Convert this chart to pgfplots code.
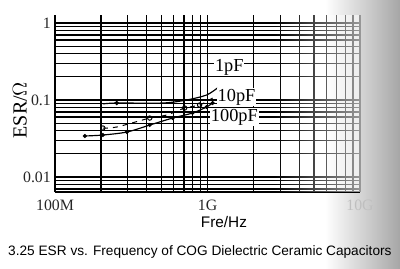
\documentclass[border=0pt]{standalone}
\usepackage{pgfplots}
\pgfplotsset{compat=1.18}
\usepackage{fontspec}
\setmainfont{Liberation Serif}
\newfontfamily\arialf{Liberation Sans}
\usetikzlibrary{fadings}
\begin{document}
\begin{tikzpicture}[x=0.6pt,y=0.6pt]
\fill[black!35, path fading=west] (270,-77) rectangle (345,192);
\begin{axis}[
  at={(0,0)}, anchor=south west, scale only axis,
  width=183pt, height=106.2pt,
  xmode=log, ymode=log,
  xmin=1e8, xmax=1e10, ymin=0.00639, ymax=1.27,
  axis line style={black, line width=0.9pt},
  axis x line*=bottom, axis y line*=left,
  grid=both,
  major grid style={black, line width=0.9pt},
  minor grid style={black, line width=0.75pt},
  tick style={draw=none},
  xtick={1e8,1e9,1e10}, xticklabels={100M,1G,{\color{black!25}10G}},
  ytick={0.01,0.1,1}, yticklabels={0.01,0.1,1},
  minor xtick={2e8,3e8,4e8,5e8,6e8,7e8,8e8,9e8,2e9,3e9,4e9,5e9,6e9,7e9,8e9,9e9},
  minor ytick={0.007,0.008,0.009,0.02,0.03,0.04,0.05,0.06,0.07,0.08,0.09,0.2,0.3,0.4,0.5,0.6,0.7,0.8,0.9},
  ticklabel style={font=\fontsize{9.5}{10}\selectfont, text=black!85},
  yticklabel style={xshift=1pt},
  xticklabel style={yshift=-1pt},
  ylabel={ESR/$\Omega$},
  ylabel style={at={(axis description cs:-0.115,0.463)}, anchor=center, font=\fontsize{12}{13}\selectfont},
  xlabel={Fre/Hz},
  xlabel style={at={(axis description cs:0.554,-0.169)}, anchor=center, font=\arialf\fontsize{9.2}{10}\selectfont},
  clip=false,
]
% 1pF
\addplot[black, line width=0.7pt, smooth, mark=*, mark size=0.9pt, mark indices={2}] coordinates {
  (2.06e8,0.089) (2.54e8,0.0914) (5.08e8,0.0914) (7.29e8,0.100) (9.85e8,0.116) (1.16e9,0.143)
};
% 10pF
\addplot[black, line width=0.6pt, dashed, smooth, mark=o, mark size=1.3pt, mark options={solid, fill=white}, mark indices={1,3,5,6}] coordinates {
  (2.06e8,0.0433) (2.54e8,0.0446) (4.18e8,0.0583) (5.40e8,0.0638) (7.08e8,0.0787) (8.87e8,0.0861) (1.08e9,0.106)
};
% 100pF
\addplot[black, line width=0.7pt, smooth, mark=*, mark size=0.8pt] coordinates {
  (1.57e8,0.0341) (2.06e8,0.0351) (2.96e8,0.0384) (4.18e8,0.0473) (5.90e8,0.0583) (7.98e8,0.0678) (9.85e8,0.0811) (1.08e9,0.0914)
};
\node[font=\fontsize{11}{12}\selectfont, fill=white, inner sep=0.5pt] at (axis cs:1.39e9,0.268) {1pF};
\node[font=\fontsize{11}{12}\selectfont, fill=white, inner sep=0.5pt] at (axis cs:1.55e9,0.109) {10pF};
\node[font=\fontsize{11}{12}\selectfont, fill=white, inner sep=0.5pt] at (axis cs:1.50e9,0.060) {100pF};
\node[font=\arialf\fontsize{8.2}{9}\selectfont, anchor=center] at (axis description cs:0.475,-0.34) {3.25 ESR vs. Frequency of COG Dielectric Ceramic Capacitors};
\end{axis}
\fill[white, opacity=0.6, path fading=west] (220,0) rectangle (306,177);
\pgfresetboundingbox
\path (-55,-77) rectangle (345,192);
\end{tikzpicture}
\end{document}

..............................

» **Set problem**: Print the complete listing exactly as it stands, without its pictures.

» **Solution for this problem**:
Convert this chart to pgfplots code.
\documentclass[border=0pt]{standalone}
\usepackage{pgfplots}
\pgfplotsset{compat=1.18}
\usepackage{fontspec}
\setmainfont{Liberation Serif}
\newfontfamily\arialf{Liberation Sans}
\usetikzlibrary{fadings}
\begin{document}
\begin{tikzpicture}[x=0.6pt,y=0.6pt]
\fill[black!35, path fading=west] (270,-77) rectangle (345,192);
\begin{axis}[
  at={(0,0)}, anchor=south west, scale only axis,
  width=183pt, height=106.2pt,
  xmode=log, ymode=log,
  xmin=1e8, xmax=1e10, ymin=0.00639, ymax=1.27,
  axis line style={black, line width=0.9pt},
  axis x line*=bottom, axis y line*=left,
  grid=both,
  major grid style={black, line width=0.9pt},
  minor grid style={black, line width=0.75pt},
  tick style={draw=none},
  xtick={1e8,1e9,1e10}, xticklabels={100M,1G,{\color{black!25}10G}},
  ytick={0.01,0.1,1}, yticklabels={0.01,0.1,1},
  minor xtick={2e8,3e8,4e8,5e8,6e8,7e8,8e8,9e8,2e9,3e9,4e9,5e9,6e9,7e9,8e9,9e9},
  minor ytick={0.007,0.008,0.009,0.02,0.03,0.04,0.05,0.06,0.07,0.08,0.09,0.2,0.3,0.4,0.5,0.6,0.7,0.8,0.9},
  ticklabel style={font=\fontsize{9.5}{10}\selectfont, text=black!85},
  yticklabel style={xshift=1pt},
  xticklabel style={yshift=-1pt},
  ylabel={ESR/$\Omega$},
  ylabel style={at={(axis description cs:-0.115,0.463)}, anchor=center, font=\fontsize{12}{13}\selectfont},
  xlabel={Fre/Hz},
  xlabel style={at={(axis description cs:0.554,-0.169)}, anchor=center, font=\arialf\fontsize{9.2}{10}\selectfont},
  clip=false,
]
% 1pF
\addplot[black, line width=0.7pt, smooth, mark=*, mark size=0.9pt, mark indices={2}] coordinates {
  (2.06e8,0.089) (2.54e8,0.0914) (5.08e8,0.0914) (7.29e8,0.100) (9.85e8,0.116) (1.16e9,0.143)
};
% 10pF
\addplot[black, line width=0.6pt, dashed, smooth, mark=o, mark size=1.3pt, mark options={solid, fill=white}, mark indices={1,3,5,6}] coordinates {
  (2.06e8,0.0433) (2.54e8,0.0446) (4.18e8,0.0583) (5.40e8,0.0638) (7.08e8,0.0787) (8.87e8,0.0861) (1.08e9,0.106)
};
% 100pF
\addplot[black, line width=0.7pt, smooth, mark=*, mark size=0.8pt] coordinates {
  (1.57e8,0.0341) (2.06e8,0.0351) (2.96e8,0.0384) (4.18e8,0.0473) (5.90e8,0.0583) (7.98e8,0.0678) (9.85e8,0.0811) (1.08e9,0.0914)
};
\node[font=\fontsize{11}{12}\selectfont, fill=white, inner sep=0.5pt] at (axis cs:1.39e9,0.268) {1pF};
\node[font=\fontsize{11}{12}\selectfont, fill=white, inner sep=0.5pt] at (axis cs:1.55e9,0.109) {10pF};
\node[font=\fontsize{11}{12}\selectfont, fill=white, inner sep=0.5pt] at (axis cs:1.50e9,0.060) {100pF};
\node[font=\arialf\fontsize{8.2}{9}\selectfont, anchor=center] at (axis description cs:0.475,-0.34) {3.25 ESR vs. Frequency of COG Dielectric Ceramic Capacitors};
\end{axis}
\fill[white, opacity=0.6, path fading=west] (220,0) rectangle (306,177);
\pgfresetboundingbox
\path (-55,-77) rectangle (345,192);
\end{tikzpicture}
\end{document}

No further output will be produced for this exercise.